|Paper title||Rapid Mapping of Event Landslides Using an Active Learning Workflow|
|Form of presentation||Poster|
Earthquakes and extreme weather events are responsible for triggering a population of catastrophic landslides in mountainous regions which can damage infrastructure and cause fatalities. In the last decade, an exceptionally high distribution of fatal landslides was observed after the cloudburst event in North India (2013), the Nepal earthquake (2015), the Hokkaido Iburi-Tobu earthquake (2018), Storm Alex in French-Italian Alps (2020), among many others that forced the civil defense authorities to quickly map event landslides over large regions for planning an effective disaster response. These mapping efforts were aided by the increased availability of Earth observation (EO) images from many satellites orbiting on agile platforms or in large constellations, combined with the coordinated efforts of The International Charter Space and Major Disasters members. Now it is possible to obtain data from the affected region in a couple of hours. Synthetic aperture radar (SAR) sensors can even provide data sensed through the clouds during bad weather conditions. However, the landslide mapping process is still predominantly dependent on visual interpretation or semi-automated methods, which can cause a delay of a few days to many months till a near-complete inventory is available. Hence, there is an increased need for a data-agnostic method for rapid landslide mapping. In recent years, deep-learning based methods have shown unprecedented success in image classification and segmentation tasks. They have been adopted for mapping landslides in several scientific studies. However, most of these studies rely on an already existing large inventory for training the deep-learning models, making such methods unsuitable for a rapid mapping scenario.
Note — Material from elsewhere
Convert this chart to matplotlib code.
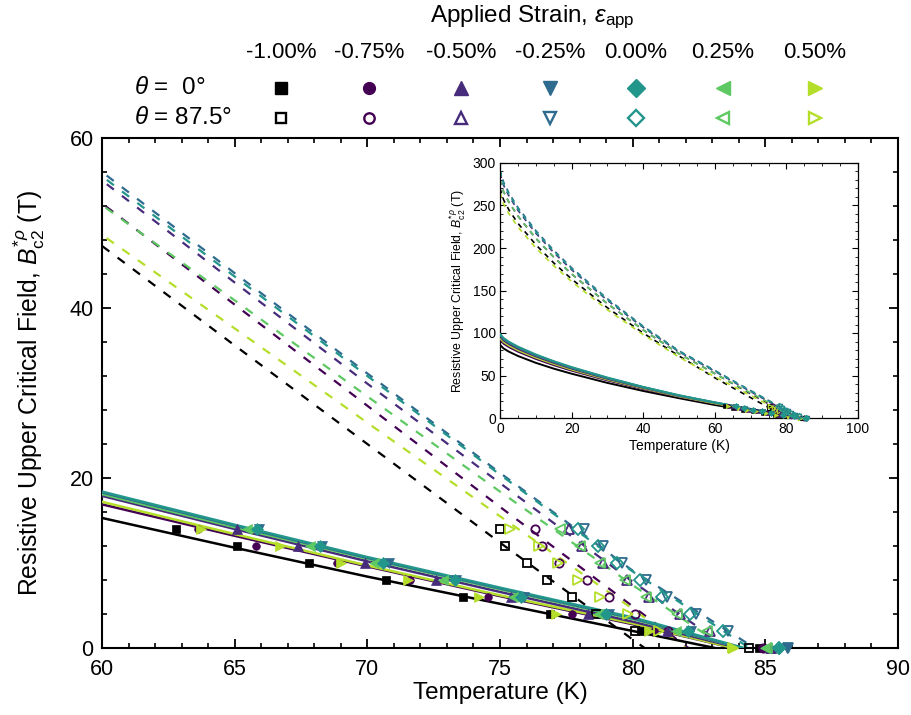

This work presents an active learning workflow to generate a landslide map from the first available post-event EO data. The proposed method is a multi-step process where we start with an incomplete inventory covering a small region. In subsequent steps, we increase the coverage and accuracy of the landslide map with feedback from an expert operator. We apply our method to map landslides triggered by the Hokkaido Iburi-Tobu earthquake (Japan), which occurred on 5th September 2018. In the next days, the affected region was covered with clouds which prohibited the acquisition of useful data from optical satellites. Hence, we used ALOS-2 SAR data which was available one day after the event. Our results indicate that an active learning workflow has a small reduction in performance compared to a traditionally trained model but eliminates the need for a large inventory for training which is a bottleneck during rapid mapping scenarios.